Fiserv Finds a Low-Tech Edge in Handling Currency

As other data processors seek to expand their business prospects by investing in electronic bill presentment and payment, Fiserv Inc. is exploiting a low-tech opportunity: helping banks wring savings from the old-fashioned handling of paper money.

The Brookfield, Wis., company is seeking U.S. bank partners to form a company that would manage large-scale cash handling operations. The company would be designed based on a five-year-old venture Fiserv has with Canadian Imperial Bank of Commerce called Intria Inc., which handles back-office check and cash processing for Canadian clients.

Fiserv’s cultivation of paper processing stands in stark contrast to the activities of some of its competitors, which recently have made acquisitions aimed at broadening their capabilities in electronic bill payment and presentment. Fiserv’s Wisconsin rival, Metavante Corp., announced a definitive agreement to buy Cyberbills Inc. last Tuesday, and Princeton eCom bought Quicken Bill Manager, Intuit Inc.’s electronic billing front end, on May 16.

A Fiserv spokesman said the company has not ruled out making acquisitions in EBPP but no deals are on the table.

Fiserv sees opportunities elsewhere.

“Everybody talks about how the whole world is going electronic,” said Ken Acheson, president of Fiserv’s item processing division. “All I know is this: Cash doesn’t seem to go away. There’s more cash being processed each year, and it needs to be handled.”

Fiserv’s Intria venture has 11 cash-handling plants across Canada that take in deposits and sort cash so that banks need not handle the task on their own or farm it out to small-scale operators. In Intria’s model, cash moves directly from a bank’s corporate clients to the cash factories.

Intria has 14 bank customers, including two of Canada’s top six — CIBC and Toronto-Dominion’s TD Canada Trust — and it processes cash on behalf of hundreds of corporate clients.

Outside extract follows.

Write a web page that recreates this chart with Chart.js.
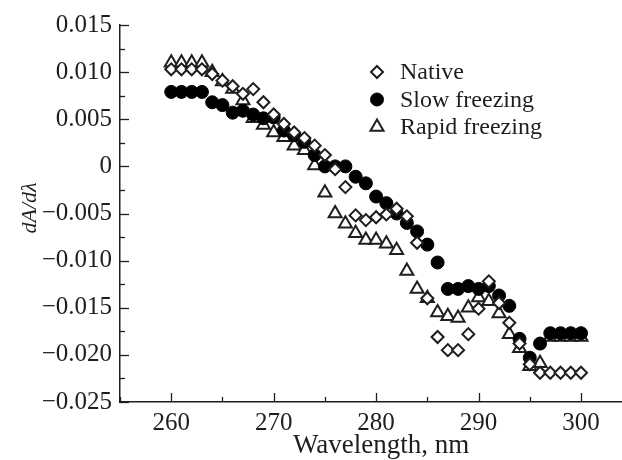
<!DOCTYPE html>
<html>
<head>
<meta charset="utf-8">
<script src="https://cdn.jsdelivr.net/npm/chart.js@4.4.0/dist/chart.umd.min.js"></script>
<style>
  html, body { margin: 0; padding: 0; background: #fff; }
  #wrap { width: 622px; height: 460px; position: relative; }
</style>
</head>
<body>
<div id="wrap"><canvas id="chart"></canvas></div>
<script>
// wavelengths, nm
const wavelengths = [260, 261, 262, 263, 264, 265, 266, 267, 268, 269,
  270, 271, 272, 273, 274, 275, 276, 277, 278, 279,
  280, 281, 282, 283, 284, 285, 286, 287, 288, 289,
  290, 291, 292, 293, 294, 295, 296, 297, 298, 299, 300];

// dA/dλ
const nativeValues = [0.0103, 0.0103, 0.0103, 0.0103, 0.0098, 0.0091, 0.0085, 0.0077, 0.0082, 0.0068,
  0.0055, 0.0045, 0.0036, 0.0030, 0.0022, 0.0012, -0.0003, -0.0022, -0.0052, -0.0057,
  -0.0054, -0.0051, -0.0045, -0.0053, -0.0081, -0.0140, -0.0181, -0.0195, -0.0195, -0.0178,
  -0.0151, -0.0122, -0.0145, -0.0166, -0.0188, -0.0210, -0.0219, -0.0219, -0.0219, -0.0219, -0.0219];

const slowValues = [0.0079, 0.0079, 0.0079, 0.0079, 0.0068, 0.0065, 0.0057, 0.0059, 0.0055, 0.0051,
  0.0052, 0.0038, 0.0033, 0.0026, 0.0012, 0.0000, 0.0000, 0.0000, -0.0011, -0.0018,
  -0.0032, -0.0039, -0.0050, -0.0060, -0.0069, -0.0083, -0.0102, -0.0130, -0.0130, -0.0127,
  -0.0130, -0.0127, -0.0137, -0.0148, -0.0183, -0.0203, -0.0188, -0.0177, -0.0177, -0.0177, -0.0177];

const rapidValues = [0.0110, 0.0110, 0.0110, 0.0110, 0.0100, 0.0090, 0.0082, 0.0070, 0.0051, 0.0044,
  0.0036, 0.0031, 0.0022, 0.0017, 0.0001, -0.0028, -0.0050, -0.0061, -0.0071, -0.0078,
  -0.0078, -0.0082, -0.0089, -0.0111, -0.0130, -0.0140, -0.0155, -0.0159, -0.0161, -0.0150,
  -0.0139, -0.0143, -0.0156, -0.0178, -0.0193, -0.0212, -0.0209, -0.0181, -0.0181, -0.0181, -0.0181];

const seriesNames = ['Native', 'Slow freezing', 'Rapid freezing'];

const xTickLabels = [260, 270, 280, 290, 300];
const yTickLabels = [0.015, 0.010, 0.005, 0, -0.005, -0.010, -0.015, -0.020, -0.025];

const ink = '#1e1e1e';
const serif = '"Liberation Serif", "Times New Roman", serif';

function toPoints(values) {
  return values.map((v, i) => ({ x: wavelengths[i], y: v }));
}

function fmtY(v) {
  const hit = yTickLabels.find(t => Math.abs(t - v) < 1e-7);
  if (hit === undefined) return '';
  if (hit === 0) return '0';
  return (hit < 0 ? '\u2212' : '') + Math.abs(hit).toFixed(3);
}

// inward tick marks, long on labelled ticks
const innerTicks = {
  id: 'innerTicks',
  afterDraw(chart) {
    const ctx = chart.ctx;
    const xs = chart.scales.x, ys = chart.scales.y;
    ctx.save();
    ctx.strokeStyle = ink;
    ctx.lineWidth = 1.3;
    xs.ticks.forEach(t => {
      if (Math.abs(t.value % 5) > 1e-6) return;
      const px = Math.round(xs.getPixelForValue(t.value)) + 0.5;
      const len = xTickLabels.includes(t.value) ? 9 : 5;
      ctx.beginPath();
      ctx.moveTo(px, ys.bottom);
      ctx.lineTo(px, ys.bottom - len);
      ctx.stroke();
    });
    ys.ticks.forEach(t => {
      const py = Math.round(ys.getPixelForValue(t.value)) + 0.5;
      const len = fmtY(t.value) !== '' ? 9 : 5;
      ctx.beginPath();
      ctx.moveTo(xs.left, py);
      ctx.lineTo(xs.left + len, py);
      ctx.stroke();
    });
    ctx.restore();
  }
};

// legend drawn inside the plot
const insideLegend = {
  id: 'insideLegend',
  afterDraw(chart) {
    const ctx = chart.ctx;
    const x0 = 377, y0 = 72, rowGap = 27.5;
    ctx.save();
    ctx.font = '24px ' + serif;
    ctx.textBaseline = 'middle';
    chart.data.datasets.forEach((ds, i) => {
      const y = y0 + i * rowGap;
      ctx.strokeStyle = ds.pointBorderColor;
      ctx.fillStyle = ds.pointBackgroundColor;
      ctx.lineWidth = ds.pointBorderWidth;
      Chart.helpers.drawPoint(ctx, {
        pointStyle: ds.pointStyle,
        radius: ds.pointRadius,
        rotation: 0,
        borderWidth: ds.pointBorderWidth
      }, x0, y);
      ctx.fillStyle = ink;
      ctx.fillText(ds.label, x0 + 23, y + 1);
    });
    ctx.restore();
  }
};

new Chart(document.getElementById('chart'), {
  type: 'scatter',
  data: {
    datasets: [
      {
        label: seriesNames[0],
        data: toPoints(nativeValues),
        pointStyle: 'rectRot',
        pointRadius: 6,
        pointBorderWidth: 2,
        pointBackgroundColor: '#ffffff',
        pointBorderColor: ink
      },
      {
        label: seriesNames[1],
        data: toPoints(slowValues),
        pointStyle: 'circle',
        pointRadius: 6.5,
        pointBorderWidth: 1,
        pointBackgroundColor: '#000000',
        pointBorderColor: '#000000'
      },
      {
        label: seriesNames[2],
        data: toPoints(rapidValues),
        pointStyle: 'triangle',
        pointRadius: 7.5,
        pointBorderWidth: 2,
        pointBackgroundColor: '#ffffff',
        pointBorderColor: ink
      }
    ]
  },
  options: {
    responsive: true,
    maintainAspectRatio: false,
    animation: false,
    layout: { autoPadding: false, padding: { top: 25, right: 0, left: 0, bottom: 0 } },
    plugins: {
      legend: { display: false },
      tooltip: { enabled: false }
    },
    scales: {
      x: {
        type: 'linear',
        min: 255,
        max: 304,
        afterFit(scale) {
          scale.height = 58;
          scale.paddingLeft = 0;
          scale.paddingRight = 0;
        },
        ticks: {
          stepSize: 5,
          includeBounds: false,
          autoSkip: false,
          maxRotation: 0,
          padding: 6,
          color: ink,
          font: { family: serif, size: 25 },
          callback: v => xTickLabels.includes(v) ? String(v) : ''
        },
        grid: { display: false, drawTicks: false },
        border: { display: true, color: ink, width: 1.5 },
        title: {
          display: true,
          text: '   Wavelength, nm',
          color: ink,
          font: { family: serif, size: 27 },
          padding: { top: 0, bottom: -2 }
        }
      },
      y: {
        min: -0.025,
        max: 0.015,
        afterFit(scale) {
          scale.width = 120;
          scale.paddingTop = 0;
          scale.paddingBottom = 0;
        },
        ticks: {
          stepSize: 0.0025,
          autoSkip: false,
          padding: 8,
          color: ink,
          font: { family: serif, size: 25 },
          callback: v => fmtY(v)
        },
        grid: { display: false, drawTicks: false },
        border: { display: true, color: ink, width: 1.5 },
        title: {
          display: true,
          text: '  dA/d\u03bb',
          color: ink,
          font: { family: serif, size: 22, style: 'italic' },
          padding: { top: 17, bottom: 0 }
        }
      }
    }
  },
  plugins: [innerTicks, insideLegend]
});
</script>
</body>
</html>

“The main goal, from a bank’s point of view, is to take the expense center out from the bank and transform it into a lower-cost operation,” Mr. Acheson said.

A bank can shave about 20% from the cost of handling money, Mr. Acheson said. In addition, co-owners of the venture could “turn a nonearning asset on their books into a lower-cost performer and an earning asset,” he said.

Robert M. Kelly, vice president of national operations services at CIBC, said Intria has been “tremendously successful” in signing up customers. He would not disclose the fees it charges but said it has “certainly been a worthwhile investment.” In addition, CIBC has had cost savings of 10% to 15% for its own paper processing.

CIBC used to handle cash in-house, Mr. Kelly said. “We used to think we did it reasonably well, but in terms of the technology investment for it to be done right on an ongoing basis, you need to have the critical mass. Through economies of scale, you can improve unit costing.”

Mr. Acheson said, “We believe this kind of business isn’t banks’ core expertise. Most banks today concentrate on acquisition strategies and customer traction, and the last thing they need to worry about is check processing, back-office processing, or cash handling. We can do all of that for the financial industry.”

Fiserv has been hesitant to approach “new types of business like electronic billing, said Craig Peckham, an analyst at Jefferies & Co. Inc. in New York. “They have a dynamite business with outstanding returns on capital and great cash flow, so there is no imperative for them to start playing around in emerging business lines like EBPP, which are more speculative and no one is making money on it right now.”

Admittedly, Fiserv is not in the sexiest businesses, Mr. Peckham said, adding, “The benefit they get is being the scale provider who can get better margins than competitors who lack that scale.”